Let notice issue  to the respondent no.1, who shall deliberate upon the said issue  and thereafter a comprehensive affidavit be filed  by  the authorities indicating  as to in what manner the State Govt. has contemplated  or proceeded to take steps for implementation of the  creation of a Tribunal or in the alternative  making some provisions for redressal of the grievances of the employees, like the petitioner in the light of the observations  made by the Apex court. The said affidavit shall be filed by the Secretary / respondent no.1 within a month. The matter shall be listed upon expiry of one month on 13.2.2005.

Learned counsel for the petitioner relying on an interim order passed in the writ petition no.25320 of 2004 dated 12.7.2004 has urged that  the petitioner is also entitled  for the same interim relief.

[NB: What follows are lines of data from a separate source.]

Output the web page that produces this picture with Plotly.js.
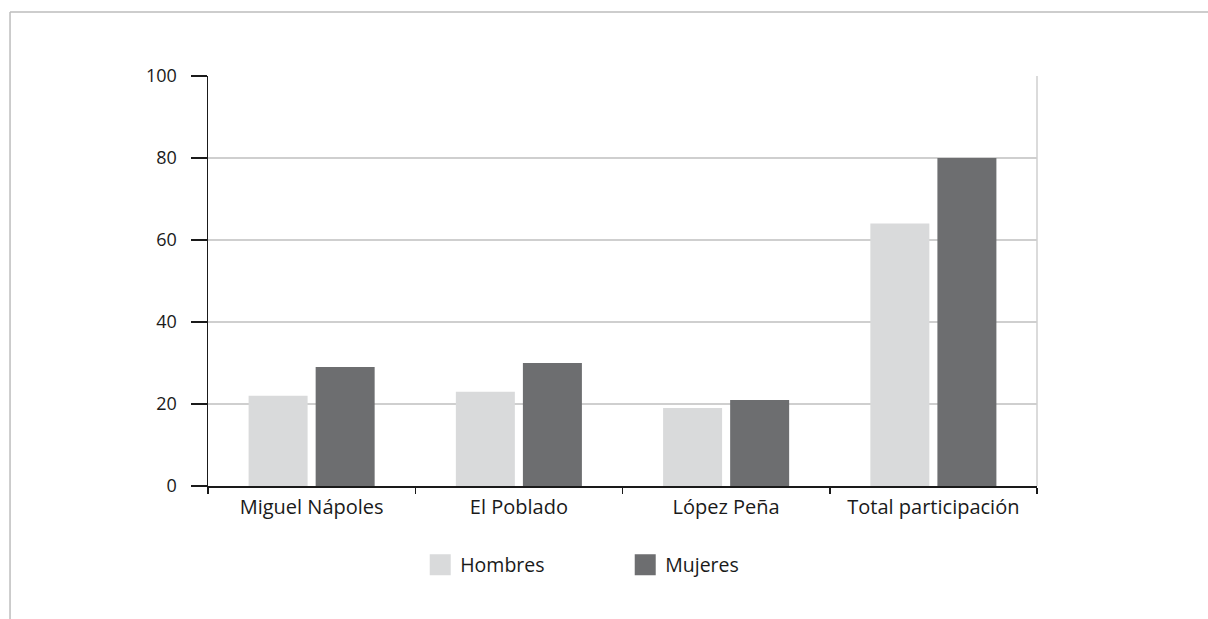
<!DOCTYPE html>
<html>
<head>
<meta charset="utf-8">
<script src="https://cdn.plot.ly/plotly-3.0.1.min.js"></script>
<style>
html,body{margin:0;padding:0;background:#fff;}
#chart{width:1208px;height:619px;}
</style>
</head>
<body>
<div id="chart"></div>
<script>
const categories = ["Miguel Nápoles", "El Poblado", "López Peña", "Total participación"];
const hombres = [22, 23, 19, 64];
const mujeres = [29, 30, 21, 80];
const seriesNames = ["Hombres", "Mujeres"];
const yTicks = [0, 20, 40, 60, 80, 100];

const colH = "#d9dadb";
const colM = "#6d6e70";
const FONT = "Open Sans, sans-serif";

const traces = [
  {type: "bar", name: seriesNames[0], x: categories, y: hombres, marker: {color: colH}, showlegend: false},
  {type: "bar", name: seriesNames[1], x: categories, y: mujeres, marker: {color: colM}, showlegend: false},
  {type: "scatter", mode: "markers", name: seriesNames[0], x: [null], y: [null],
   marker: {symbol: "square", size: 16, color: colH, line: {color: colH, width: 5}}},
  {type: "scatter", mode: "markers", name: seriesNames[1], x: [null], y: [null],
   marker: {symbol: "square", size: 16, color: colM, line: {color: colM, width: 5}}}
];

const layout = {
  width: 1208, height: 619,
  margin: {l: 208, r: 171, t: 76, b: 133},
  paper_bgcolor: "#fff", plot_bgcolor: "#fff",
  font: {family: FONT, size: 17, color: "#1a1a1a"},
  barmode: "group",
  bargap: 0.353,
  bargroupgap: 0.12,
  showlegend: true,
  legend: {orientation: "h", x: 0.256, xanchor: "left", y: -0.193, yanchor: "middle",
           entrywidth: 160, entrywidthmode: "pixels", font: {family: FONT, size: 19.5, color: "#1a1a1a"}},
  xaxis: {
    type: "category",
    showline: true, linecolor: "#1a1a1a", linewidth: 1.5,
    ticks: "outside", tickson: "boundaries", ticklen: 6, tickcolor: "#1a1a1a", tickwidth: 1.5,
    tickfont: {family: FONT, size: 20, color: "#1a1a1a"}, ticklabelstandoff: 2,
    showgrid: false, zeroline: false, fixedrange: true
  },
  yaxis: {
    range: [0, 100], tickvals: yTicks,
    showline: true, linecolor: "#1a1a1a", linewidth: 1.5,
    ticks: "outside", ticklen: 16, tickcolor: "#1a1a1a", tickwidth: 1.5,
    tickfont: {family: FONT, size: 18, color: "#1a1a1a"}, ticklabelstandoff: 10,
    showgrid: true, gridcolor: "#cfcfcf", gridwidth: 1.5,
    zeroline: false, fixedrange: true
  },
  shapes: [
    {type: "line", xref: "paper", yref: "paper", x0: 1, x1: 1, y0: 0, y1: 1, line: {color: "#cfcfcf", width: 1.5}},
    {type: "line", xref: "paper", yref: "paper", x0: -0.2388, x1: 1.21, y0: 1.156, y1: 1.156, line: {color: "#bdbdbd", width: 1.5}},
    {type: "line", xref: "paper", yref: "paper", x0: -0.2388, x1: -0.2388, y0: 1.156, y1: -0.33, line: {color: "#bdbdbd", width: 1.5}}
  ]
};

Plotly.newPlot("chart", traces, layout, {displayModeBar: false, staticPlot: true});
</script>
</body>
</html>
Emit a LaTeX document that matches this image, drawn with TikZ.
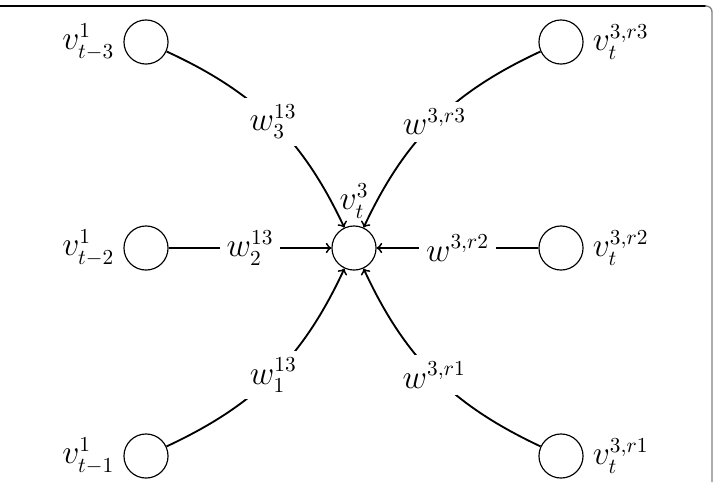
\documentclass[tikz,border=0pt]{standalone}
\usetikzlibrary{positioning}
\begin{document}
\begin{tikzpicture}[x=0.5128pt,y=-0.5128pt,
  every node/.style={font=\fontsize{16}{19}\selectfont},
  vert/.style={draw, circle, minimum size=22.6pt, inner sep=0pt, line width=0.6pt},
  edge/.style={line width=0.95pt, ->},
  wlab/.style={fill=white, inner sep=3.5pt},
  vlab/.style={inner sep=1.5pt}]
\useasboundingbox (0,0) rectangle (714,482);
\draw[line width=0.8pt] (0,6) -- (706,6);
\draw[gray, line width=0.7pt, rounded corners=3pt] (705,6) -- (712,6) -- (712,482);
\node[vert] (c) at (354,248) {};
\node[vert] (a3) at (146,42) {};
\node[vert] (a2) at (146,248) {};
\node[vert] (a1) at (146,456) {};
\node[vert] (b3) at (561,42) {};
\node[vert] (b2) at (561,248) {};
\node[vert] (b1) at (561,456) {};
\node[vlab, left=3pt of a3] (la3) {$v_{t-3}^1$};
\node[vlab, left=3pt of a2] (la2) {$v_{t-2}^1$};
\node[vlab, left=3pt of a1] (la1) {$v_{t-1}^1$};
\node[vlab, right=3pt of b3] (lb3) {$v_t^{3,r3}$};
\node[vlab, right=3pt of b2] (lb2) {$v_t^{3,r2}$};
\node[vlab, right=3pt of b1] (lb1) {$v_t^{3,r1}$};
\node[vlab, above=2pt of c] (lc) {$v_t^3$};
\draw[edge] (a3) to[bend left=20] node[wlab] (w3) {$w_3^{13}$} (c);
\draw[edge] (a2) -- node[wlab] (w2) {$w_2^{13}$} (c);
\draw[edge] (a1) to[bend right=20] node[wlab] (w1) {$w_1^{13}$} (c);
\draw[edge] (b3) to[bend right=20] node[wlab] (r3) {$w^{3,r3}$} (c);
\draw[edge] (b2) -- node[wlab] (r2) {$w^{3,r2}$} (c);
\draw[edge] (b1) to[bend left=20] node[wlab] (r1) {$w^{3,r1}$} (c);
\end{tikzpicture}
\end{document}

The said interim order in no way indicates the consideration of the aforesaid aspects pertaining  to the maintainability of the writ petition enabling this court to undertake a judicial review of such actions. Under these circumstances, it would be appropriate  that the petitioner may represent his grievance before the respondent no.2, the Registrar/Inspector of Arbi Farsi Board, who shall issue necessary instructions keeping in view of provisions of Rules 34 of 1987 Rules as expeditiously as possible preferably within  three weeks from the date of presentation of a certified copy of this order before  the said respondent.

The matter shall be listed thereafter.

A copy of this order be issued to the learned standing counsel free of charge within a week  for communicating  to the respondent no.1 for necessary compliance.